Kembali ke ilustrasi foto diatas, secara identitas dalam kertas, mereka ada dua, laki-laki dan perempuan. Namun secara sosial dan budaya kita perlu melakukan perhatian lebih untuk menginterpretasikannya. Identitas yang disebut Laki-laki tersebut beberapa orang akan menyebut dia adalah sosok yang laki-laki banget, bahkan kita tidak perlu mengecek jari kelingkingnya keriting atau tidak. Penilaian lain, dia pasti anak band karena rambutnya mengingatkan pada seorang musisi. Bahkan baju yang dia gunakan juga ingin menunjukkan dan mempertegas identitas kelaki-lakiannya.

Bergeser ke perempuan yang berada di tengah, dia menggunakan busana feminine yang menunjukkan sosok perempuan memang seorang pribadi yang lembut, anggun seperti baju yang ia kenakan. Bahasa tubuhnya juga harus diatur seperti priyayi kalau orang jawa menyebutnya. Bandingkan dengan perempuan terakhir, dengan bahasa tubuh tertawa lebar. Padahal, dalam budaya timur, perempuan itu semuanya harus diatur, karena “saru” atau kurang baik bila tidak menjaga sopan santunnya.

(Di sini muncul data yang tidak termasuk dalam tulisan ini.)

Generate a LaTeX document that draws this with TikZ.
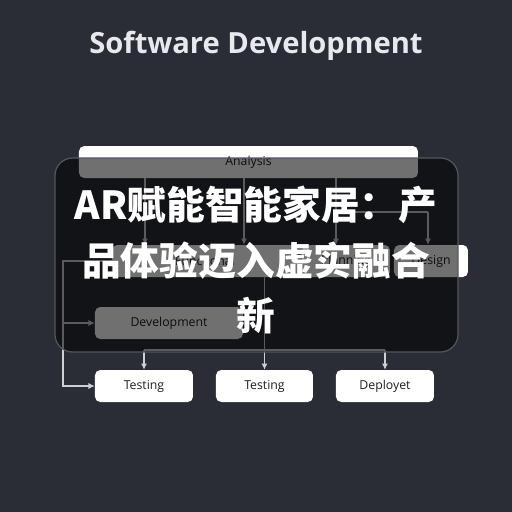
\documentclass[tikz,border=0pt]{standalone}
\usepackage{fontspec}
\setmainfont{Open Sans}
\newfontfamily\cjk{Noto Sans CJK SC}
\usetikzlibrary{arrows.meta,positioning,calc}
\definecolor{bgslate}{RGB}{42,45,53}
\definecolor{panelline}{RGB}{84,86,94}
\definecolor{wirecol}{RGB}{208,208,212}
\definecolor{labelcol}{RGB}{30,30,34}
\definecolor{titlecol}{RGB}{232,233,236}
\def\u{0.02cm}
\tikzset{
  % 白色流程框
  box/.style={
    fill=white,
    rounded corners=3pt,
    inner sep=0pt,
    text=labelcol,
    font=\fontsize{7}{8}\selectfont
  },
  % 半透明面板
  panel/.style={
    draw=panelline,
    line width=0.7pt,
    fill=black,
    fill opacity=0.56,
    rounded corners=10pt,
    inner sep=0pt
  },
  % 连线与箭头
  wire/.style={wirecol, line width=0.6pt},
  arr/.style={wire, -{Latex[length=3.5pt,width=3.5pt]}},
}

\begin{document}
\begin{tikzpicture}[x=0.02cm, y=-0.02cm]
    % 背景
    \fill[bgslate] (0,0) rectangle (512,512);
    \useasboundingbox (0,0) rectangle (512,512);

    % 标题
    \node[text=titlecol, font=\fontsize{16.6}{19}\selectfont\bfseries] (title) at (256,46) {Software Development};

    % 上层流程框(被面板压暗)
    \node[box, minimum width=339*\u, minimum height=32*\u] (analysis) at (248.5,162) {Analysis};
    \node[box, minimum width=186*\u, minimum height=32*\u] (func) at (205,261) {Functional};
    \node[box, minimum width=88*\u, minimum height=32*\u] (plan) at (346,261) {Planning};
    \node[box, minimum width=74*\u, minimum height=32*\u] (design) at (431,261) {Design};
    \node[box, minimum width=148*\u, minimum height=32*\u] (dev) at (169,323) {Development};

    % 下层流程框
    \node[box, minimum width=98*\u, minimum height=32*\u] (test1) at (144,386) {Testing};
    \node[box, minimum width=97*\u, minimum height=32*\u] (test2) at (264.5,386) {Testing};
    \node[box, minimum width=98*\u, minimum height=32*\u] (deploy) at (385,386) {Deployet};

    % 列坐标
    \coordinate (c1) at (145,0);
    \coordinate (c2) at (244,0);
    \coordinate (c3) at (336,0);
    \coordinate (c4) at (428,0);
    \coordinate (rail) at (63,0);
    \coordinate (split) at (0,212);
    \coordinate (bus) at (0,350);

    % Analysis 向下
    \draw[arr] (analysis.south -| c1) -- (func.north -| c1);
    \draw[arr] (analysis.south -| c2) -- (func.north -| c2);
    \draw[arr] (analysis.south -| c3) -- (plan.north -| c3);
    \draw[wire] (split -| c3) -- (split -| c4);
    \draw[arr] (split -| c4) -- (design.north -| c4);

    % 左侧回路
    \draw[arr] (func.west) -- (func.west -| rail) |- (test1.west);
    \draw[arr] (func.west -| rail) |- (dev.west);

    % 底部分支
    \draw[arr] (func.south -| test2.north) -- (test2.north);
    \draw[wire] (bus -| test1.north) -- (bus -| deploy.north);
    \draw[arr] (bus -| test1.north) -- (test1.north);
    \draw[arr] (bus -| deploy.north) -- (deploy.north);

    % 面板
    \node[panel, minimum width=403*\u, minimum height=194*\u] (board) at (256.5,255) {};

    % 覆盖文字
    \node[text=white, align=center, font=\cjk\fontsize{22}{31.5}\selectfont\bfseries] (headline) at (256,260)
        {AR赋能智能家居：产\\品体验迈入虚实融合\\新};
\end{tikzpicture}
\end{document}
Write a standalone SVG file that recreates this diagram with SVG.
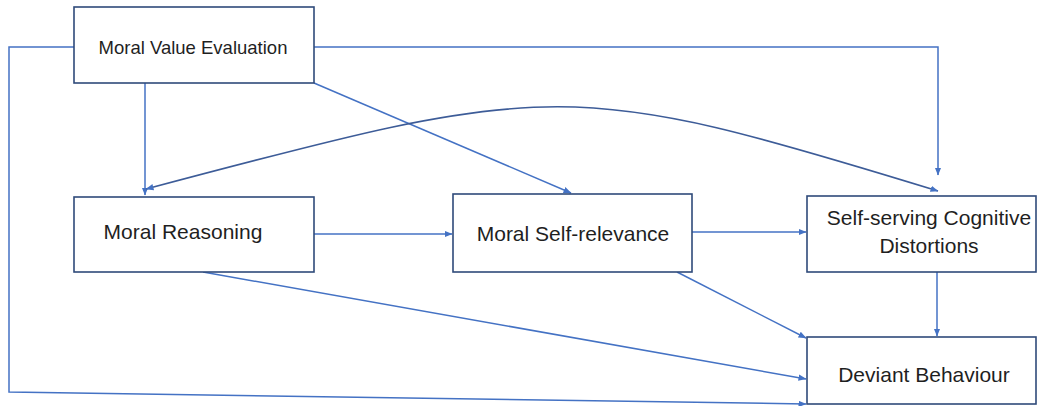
<svg xmlns="http://www.w3.org/2000/svg" width="1039" height="406" viewBox="0 0 1039 406">
  <style>
    .box { fill: #ffffff; stroke: #2F4A7A; stroke-width: 1.6; }
    .lbl { font-family: "Liberation Sans", Arial, sans-serif; font-size: 21px; fill: #1f1f1f; text-anchor: middle; }
    .edge { fill: none; stroke: #4472C4; stroke-width: 1.5; marker-end: url(#arrow); }
    .curve { fill: none; stroke: #3D5C98; stroke-width: 1.6; marker-start: url(#arrowStart); marker-end: url(#arrow); }
  </style>
  <defs>
    <marker id="arrow" markerUnits="userSpaceOnUse" markerWidth="8" markerHeight="8" viewBox="0 0 8 8" refX="7.5" refY="4" orient="auto">
      <path d="M0,0.8 L8,4 L0,7.2 Z" fill="#4472C4"/>
    </marker>
    <marker id="arrowStart" markerUnits="userSpaceOnUse" markerWidth="8" markerHeight="8" viewBox="0 0 8 8" refX="0.5" refY="4" orient="auto">
      <path d="M8,0.8 L0,4 L8,7.2 Z" fill="#4472C4"/>
    </marker>
  </defs>
  <rect width="1039" height="406" fill="#ffffff"/>

  <g id="connectors">
    <!-- Moral Value Evaluation -> Moral Reasoning -->
    <path class="edge" d="M145,83 L145,195"/>
    <!-- Moral Value Evaluation -> Moral Self-relevance -->
    <path class="edge" d="M314,83 L571,193"/>
    <!-- Moral Value Evaluation -> Self-serving Cognitive Distortions -->
    <path class="edge" d="M314,47 L938,47 L938,175"/>
    <!-- Moral Value Evaluation -> Deviant Behaviour (outer loop) -->
    <path class="edge" d="M74,47 L9,47 L9,392 L806,404"/>
    <!-- Moral Reasoning <-> Self-serving Cognitive Distortions -->
    <path class="curve" d="M146,189 C555,80 570,78 938,191"/>
    <!-- Moral Reasoning -> Moral Self-relevance -->
    <path class="edge" d="M314,234 L452,234"/>
    <!-- Moral Self-relevance -> Self-serving Cognitive Distortions -->
    <path class="edge" d="M692,232 L806,232"/>
    <!-- Self-serving Cognitive Distortions -> Deviant Behaviour -->
    <path class="edge" d="M937,272 L937,336"/>
    <!-- Moral Reasoning -> Deviant Behaviour -->
    <path class="edge" d="M203,272 L806,379"/>
    <!-- Moral Self-relevance -> Deviant Behaviour -->
    <path class="edge" d="M677,272 L806,338"/>
  </g>

  <g id="node-moral-value-evaluation">
    <rect class="box" x="74" y="7" width="240" height="76"/>
    <text class="lbl" x="193" y="54" style="font-size:18.5px">Moral Value Evaluation</text>
  </g>
  <g id="node-moral-reasoning">
    <rect class="box" x="74" y="197" width="240" height="75"/>
    <text class="lbl" x="183" y="239">Moral Reasoning</text>
  </g>
  <g id="node-moral-self-relevance">
    <rect class="box" x="453" y="194" width="239" height="78"/>
    <text class="lbl" x="573" y="241">Moral Self-relevance</text>
  </g>
  <g id="node-cognitive-distortions">
    <rect class="box" x="807" y="196" width="229" height="76"/>
    <text class="lbl" x="929" y="225">Self-serving Cognitive</text>
    <text class="lbl" x="929" y="253">Distortions</text>
  </g>
  <g id="node-deviant-behaviour">
    <rect class="box" x="807" y="337" width="229" height="67"/>
    <text class="lbl" x="924" y="382">Deviant Behaviour</text>
  </g>
</svg>
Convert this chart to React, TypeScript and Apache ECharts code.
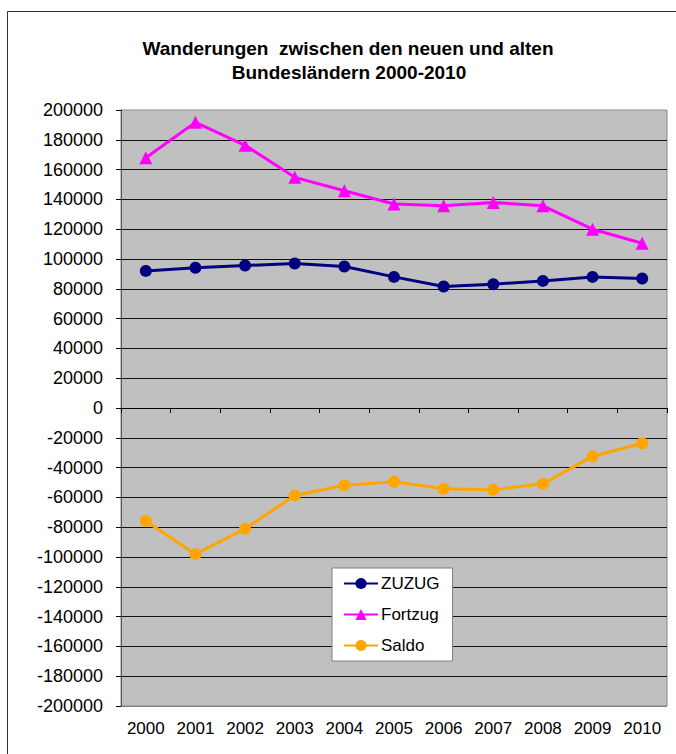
import React, { useEffect, useRef } from "react";
import * as echarts from "echarts";

const years = ["2000", "2001", "2002", "2003", "2004", "2005", "2006", "2007", "2008", "2009", "2010"];
const zuzug = [92000, 94100, 95600, 97000, 95000, 88000, 81500, 83100, 85300, 88000, 86900];
const fortzug = [168000, 191700, 176300, 154800, 145800, 136900, 135700, 138000, 135700, 120000, 110600];
const saldo = [-75900, -98100, -81100, -58700, -51900, -49500, -54200, -54900, -50900, -32500, -23700];
const seriesNames = ["ZUZUG", "Fortzug", "Saldo"];
const titleLines = ["Wanderungen  zwischen den neuen und alten", "Bundesländern 2000-2010"];

const FONT = "'Liberation Sans', Arial, sans-serif";

export default function App() {
  const ref = useRef<HTMLDivElement>(null);
  useEffect(() => {
    if (!ref.current) return;
    const chart = echarts.init(ref.current, undefined, { renderer: "svg" });
    const splitColors: string[] = [];
    for (let i = 0; i <= 20; i++) splitColors.push(i === 0 ? "#808080" : i === 20 ? "#A8A8A8" : "#111111");
    chart.setOption({
      animation: false,
      backgroundColor: "#ffffff",
      graphic: [
        {
          type: "rect",
          silent: true,
          shape: { x: 7.5, y: 11.5, width: 720, height: 800 },
          style: { fill: "none", stroke: "#333", lineWidth: 1 },
          z: -10,
        },
        {
          type: "text",
          x: 348,
          y: 48,
          style: {
            text: titleLines[0],
            textAlign: "center",
            textVerticalAlign: "middle",
            font: `bold 19px ${FONT}`,
            fill: "#000",
          },
        },
        {
          type: "text",
          x: 349,
          y: 72,
          style: {
            text: titleLines[1],
            textAlign: "center",
            textVerticalAlign: "middle",
            font: `bold 19px ${FONT}`,
            fill: "#000",
          },
        },
      ],
      legend: {
        orient: "vertical",
        left: 332,
        top: 568,
        data: seriesNames,
        itemWidth: 34,
        itemHeight: 14,
        itemGap: 14,
        padding: [7, 13, 7, 11],
        backgroundColor: "#fff",
        borderColor: "#808080",
        borderWidth: 1,
        textStyle: { fontFamily: FONT, fontSize: 17, color: "#000", lineHeight: 17, padding: [0, 0, 0, -2] },
      },
      grid: {
        left: 121,
        top: 110,
        right: 9,
        bottom: 48,
        show: true,
        containLabel: false,
        outerBoundsMode: "none",
        backgroundColor: "#C0C0C0",
        borderColor: "#888",
        borderWidth: 1,
      },
      xAxis: [
        {
          type: "category",
          data: years,
          position: "bottom",
          boundaryGap: true,
          axisLine: { show: false, onZero: false },
          axisTick: { show: false },
          axisLabel: { margin: 14, fontFamily: FONT, fontSize: 17, color: "#000", interval: 0, hideOverlap: false },
          splitLine: { show: false },
        },
        {
          type: "category",
          data: years,
          position: "top",
          boundaryGap: true,
          axisLine: { show: true, onZero: true, lineStyle: { color: "#000", width: 1 } },
          axisTick: { show: true, inside: true, length: 5, interval: 0, alignWithLabel: false, lineStyle: { color: "#000" } },
          axisLabel: { show: false },
          splitLine: { show: false },
        },
      ],
      yAxis: {
        type: "value",
        min: -200000,
        max: 200000,
        interval: 20000,
        axisLine: { show: true, onZero: false, lineStyle: { color: "#555", width: 1 } },
        axisTick: { show: true, length: 5, lineStyle: { color: "#000" } },
        axisLabel: {
          margin: 18,
          fontFamily: FONT,
          fontSize: 18,
          color: "#000",
          showMinLabel: true,
          showMaxLabel: true,
          hideOverlap: false,
          formatter: (v: number) => String(v),
        },
        splitLine: { show: true, lineStyle: { color: splitColors, width: 1 } },
      },
      series: [
        {
          name: seriesNames[0],
          type: "line",
          data: zuzug,
          symbol: "circle",
          symbolSize: 12,
          lineStyle: { color: "#000080", width: 3 },
          itemStyle: { color: "#000080" },
        },
        {
          name: seriesNames[1],
          type: "line",
          data: fortzug,
          symbol: "triangle",
          symbolSize: 13,
          lineStyle: { color: "#FF00FF", width: 3 },
          itemStyle: { color: "#FF00FF" },
        },
        {
          name: seriesNames[2],
          type: "line",
          data: saldo,
          symbol: "circle",
          symbolSize: 12,
          lineStyle: { color: "#FFA500", width: 3 },
          itemStyle: { color: "#FFA500" },
        },
      ],
    });
    return () => chart.dispose();
  }, []);
  return (
    <div
      ref={ref}
      style={{ position: "fixed", left: 0, top: 0, width: 676, height: 754, background: "#fff" }}
    />
  );
}
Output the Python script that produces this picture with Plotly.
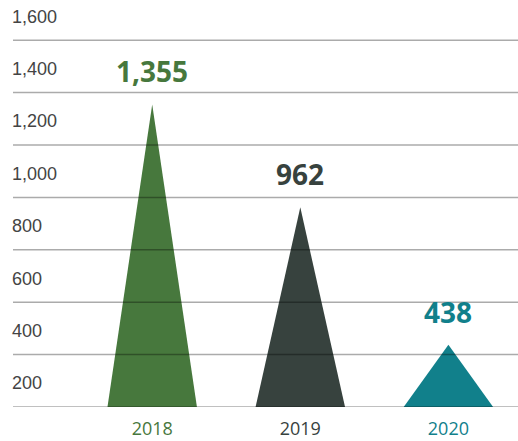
import plotly.graph_objects as go

# ---- data ----
years = ["2018", "2019", "2020"]
values = [1355, 962, 438]
value_labels = ["1,355", "962", "438"]
tick_values = [200, 400, 600, 800, 1000, 1200, 1400, 1600]
tick_labels = ["200", "400", "600", "800", "1,000", "1,200", "1,400", "1,600"]
colors = ["#47783d", "#37423e", "#11808b"]

BASE = min(tick_values)   # triangles rise from the axis floor
HALF_W = 0.302            # half width of each triangle (x units)
PX_PER_UNIT = 0.262
PLOT_H = 407

fig = go.Figure()
xs = list(range(len(years)))
for i, (yr, v, c) in enumerate(zip(years, values, colors)):
    fig.add_trace(go.Scatter(
        x=[i - HALF_W, i, i + HALF_W, i - HALF_W],
        y=[BASE, v, BASE, BASE],
        fill="toself", fillcolor=c, mode="lines",
        line=dict(width=0, color=c), hoverinfo="skip", showlegend=False,
    ))
    fig.add_annotation(
        x=i, y=v, text="<b>%s</b>" % value_labels[i], showarrow=False,
        yshift=33, font=dict(family="Open Sans", size=28, color=c),
    )

# gridlines drawn above the triangles
for tv in tick_values:
    fig.add_shape(type="line", xref="paper", x0=0, x1=1, yref="y", y0=tv, y1=tv,
                  line=dict(color="rgba(0,0,0,0.33)", width=1.5), layer="above")

fig.update_layout(
    width=518, height=441,
    margin=dict(l=13, r=0, t=0, b=441 - PLOT_H),
    plot_bgcolor="white", paper_bgcolor="white",
    xaxis=dict(range=[-0.94, 2.47], tickvals=xs, automargin=False,
               ticktext=['<span style="color:%s">%s</span>' % (c, y) for c, y in zip(colors, years)],
               showgrid=False, zeroline=False, showline=False, ticks="",
               ticklabelstandoff=9,
               tickfont=dict(family="Open Sans", size=18, color="#333")),
    yaxis=dict(range=[BASE, BASE + PLOT_H / PX_PER_UNIT], tickvals=tick_values, ticktext=tick_labels,
               automargin=False,
               showgrid=False, zeroline=False, showline=False, ticks="",
               ticklabelposition="inside", ticklabelshift=-24, ticklabelstandoff=-4,
               tickfont=dict(family="Liberation Sans", size=18, color="#444")),
)

fig.write_html("out.html", config={"displayModeBar": False},
               post_script="document.body.style.margin='0';")
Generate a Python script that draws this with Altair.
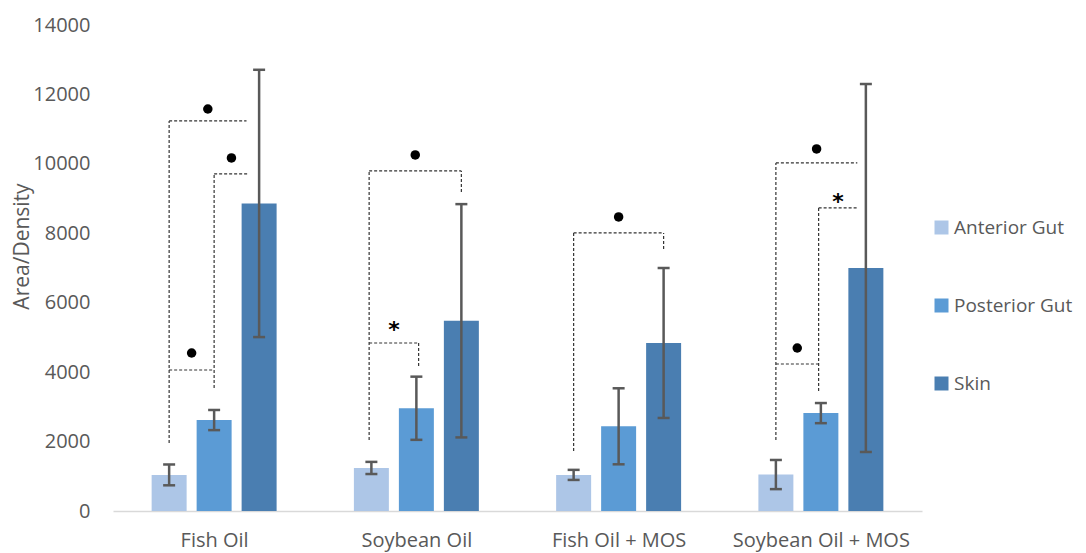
import altair as alt
import pandas as pd

groups = ["Fish Oil", "Soybean Oil", "Fish Oil + MOS", "Soybean Oil + MOS"]
series = ["Anterior Gut", "Posterior Gut", "Skin"]
colors = ["#adc6e7", "#5b9bd5", "#4a7eb1"]

anterior = [1040, 1240, 1040, 1050]
anterior_err = [300, 175, 145, 420]
posterior = [2620, 2960, 2440, 2820]
posterior_err = [290, 910, 1095, 290]
skin = [8860, 5480, 4840, 7000]
skin_err = [3850, 3360, 2160, 5300]

# significance brackets (positions in series slots: -1 anterior, 0 posterior, 1 skin)
br_group = [0, 0, 0, 1, 1, 2, 3, 3, 3]
br_left = [-1, 0, -1, -1.05, -1.05, -1, -1, -0.05, -1]
br_right = [0.72, 0.77, 0, 1, 0.05, 1, 0.81, 0.81, -0.05]
br_level = [11236, 9710, 4062, 9795, 4840, 8009, 10026, 8730, 4235]
br_left_bottom = [1960, 3544, None, 2045, None, 1729, 2045, 3457, None]
br_right_bottom = [None, None, None, 9190, 4177, 7548, None, None, None]
br_symbol = ["dot", "dot", "dot", "dot", "star", "dot", "dot", "star", "dot"]
br_symbol_y = [11580, 10170, 4552, 10256, 5359, 8470, 10429, 9046, 4696]

STEP = 45 / 202.3
HALF = 17.5 / 202.3
CAP = 6 / 202.3

rows = []
for s_i, (vals, errs) in enumerate([(anterior, anterior_err), (posterior, posterior_err), (skin, skin_err)]):
    for g_i, g in enumerate(groups):
        xc = g_i + (s_i - 1) * STEP
        rows.append(dict(group=g, series=series[s_i], value=vals[g_i], zero=0,
                         lo=vals[g_i] - errs[g_i], hi=vals[g_i] + errs[g_i],
                         xc=xc, xl=xc - HALF, xr=xc + HALF, cl=xc - CAP, cr=xc + CAP))
df = pd.DataFrame(rows)

caps = pd.concat([df[["cl", "cr", "lo"]].rename(columns={"lo": "yv"}),
                  df[["cl", "cr", "hi"]].rename(columns={"hi": "yv"})])

segs, dots, stars = [], [], []
for i in range(len(br_group)):
    g = br_group[i]
    xl = g + br_left[i] * STEP
    xr = g + br_right[i] * STEP
    lvl = br_level[i]
    segs.append(dict(x=xl, x2=xr, y=lvl, y2=lvl))
    if br_left_bottom[i] is not None:
        segs.append(dict(x=xl, x2=xl, y=br_left_bottom[i], y2=lvl))
    if br_right_bottom[i] is not None:
        segs.append(dict(x=xr, x2=xr, y=br_right_bottom[i], y2=lvl))
    sym = dict(x=(xl + xr) / 2, y=br_symbol_y[i])
    (dots if br_symbol[i] == "dot" else stars).append(sym)
segs = pd.DataFrame(segs)
dots = pd.DataFrame(dots)
stars = pd.DataFrame(stars)

x_scale = alt.Scale(domain=[-0.5, 3.5], nice=False, zero=False)
y_scale = alt.Scale(domain=[0, 14000], nice=False)

label_expr = "[" + ",".join(f"'{g}'" for g in groups) + "][datum.value]"
x_axis = alt.Axis(values=[0, 1, 2, 3], labelExpr=label_expr, title=None, ticks=False, grid=False,
                  domainColor="#d9d9d9", domainWidth=1.5, labelFontSize=20, labelColor="#595959",
                  labelPadding=19, labelFont="Open Sans")
y_axis = alt.Axis(values=list(range(0, 14001, 2000)), format="d", title="Area/Density", ticks=False,
                  grid=False, domain=False, labelFontSize=20, labelColor="#595959", labelPadding=23,
                  labelFont="Open Sans", titleFont="Open Sans", titleFontSize=21, titleColor="#595959",
                  titleFontWeight="normal", titleX=-81, titleY=221, titleBaseline="bottom",
                  titleAngle=270)


def X(field):
    return alt.X(field, scale=x_scale, axis=x_axis)


def Y(field):
    return alt.Y(field, scale=y_scale, axis=y_axis)


bars = alt.Chart(df).mark_bar().encode(
    x=X("xl:Q"),
    x2="xr:Q",
    y=Y("value:Q"),
    y2="zero:Q",
    color=alt.Color("series:N", scale=alt.Scale(domain=series, range=colors),
                    legend=alt.Legend(title=None, orient="none", legendX=819, legendY=193,
                                      symbolType="square", symbolSize=196, symbolStrokeWidth=0,
                                      labelFontSize=19, labelColor="#595959", rowPadding=58,
                                      labelOffset=3, labelFont="Open Sans")),
)

err = alt.Chart(df).mark_rule(color="#595959", strokeWidth=2.5).encode(
    x=X("xc:Q"), y=Y("lo:Q"), y2="hi:Q",
)
cap_rules = alt.Chart(caps).mark_rule(color="#595959", strokeWidth=2.5).encode(
    x=X("cl:Q"), x2="cr:Q", y=Y("yv:Q"),
)
brackets = alt.Chart(segs).mark_rule(color="#333333", strokeWidth=1.2, strokeDash=[3, 2]).encode(
    x=X("x:Q"), x2="x2:Q", y=Y("y:Q"), y2="y2:Q",
)
dot_marks = alt.Chart(dots).mark_circle(size=90, color="black", opacity=1).encode(
    x=X("x:Q"), y=Y("y:Q"),
)
star_marks = alt.Chart(stars).mark_text(text="*", font="DejaVu Sans", fontWeight="bold", fontSize=22,
                                        color="black", baseline="alphabetic", dy=12).encode(
    x=X("x:Q"), y=Y("y:Q"),
)

chart = alt.layer(bars, err, cap_rules, brackets, dot_marks, star_marks).properties(
    width=809, height=486,
    autosize=alt.AutoSizeParams(type="none"),
    padding={"left": 105, "top": 17, "right": 156, "bottom": 45},
).configure(font="Open Sans").configure_view(stroke=None)

chart.save("out.html", embed_options={"renderer": "svg", "actions": False})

Meskipun perempuan terakhir memakai baju dengan lengan ‘lace’ atau borkrat, tapi statement gambar di bagian depan itu menunjukkan kalau dia itu perempuan yang maskulin. Gaya rambut berantakan tanpa perlu pita atau ditata serapi perempuan sebelumnya juga memperkuat itu. Seharusnya ada satu lagi penggambaran identitas di foto tersebut, lelaki rapi jali, atau lelaki kulit porcelain, yang sekarang sedang hits. Lelaki yang ketika dia diam tidak ketahuan apakah jari kelingkingnya keriting.

Semua penggambaran identitas diatas cukup menunjukkan bahwa lingkungan, dan metamorphosis gaya hidup sangat menentukan sebuah identitas seseorang. Sama halnya, kalau secara sederhana )namun sedikit mengandung sara), seorang yang menikah beda agama dan akhirnya memutuskan seagama maka ada identitas yang berubah di KTPnya.

Identitas apa yang ingin kita pilih?. Kalau menurut saran saya identitas yang ingin anda tunjukkan itu boleh sesubjektif mungkin, namun tetap mengingat kodrat mutlak yang akan kita pertanggungjawabkan nanti. Selamat mencari identitas diri (sebuah kata-kata yang sering menjadi statement seseorang ketika disuruh mendeskripsikan dirinya)….

 menteng, 121212, 07:51 PM

Daftar bacaan = Barker, Chris. 2000. Cultural Studies Teori Dan Praktik. Bantul (Yogyakarta): Kreasi Wacana.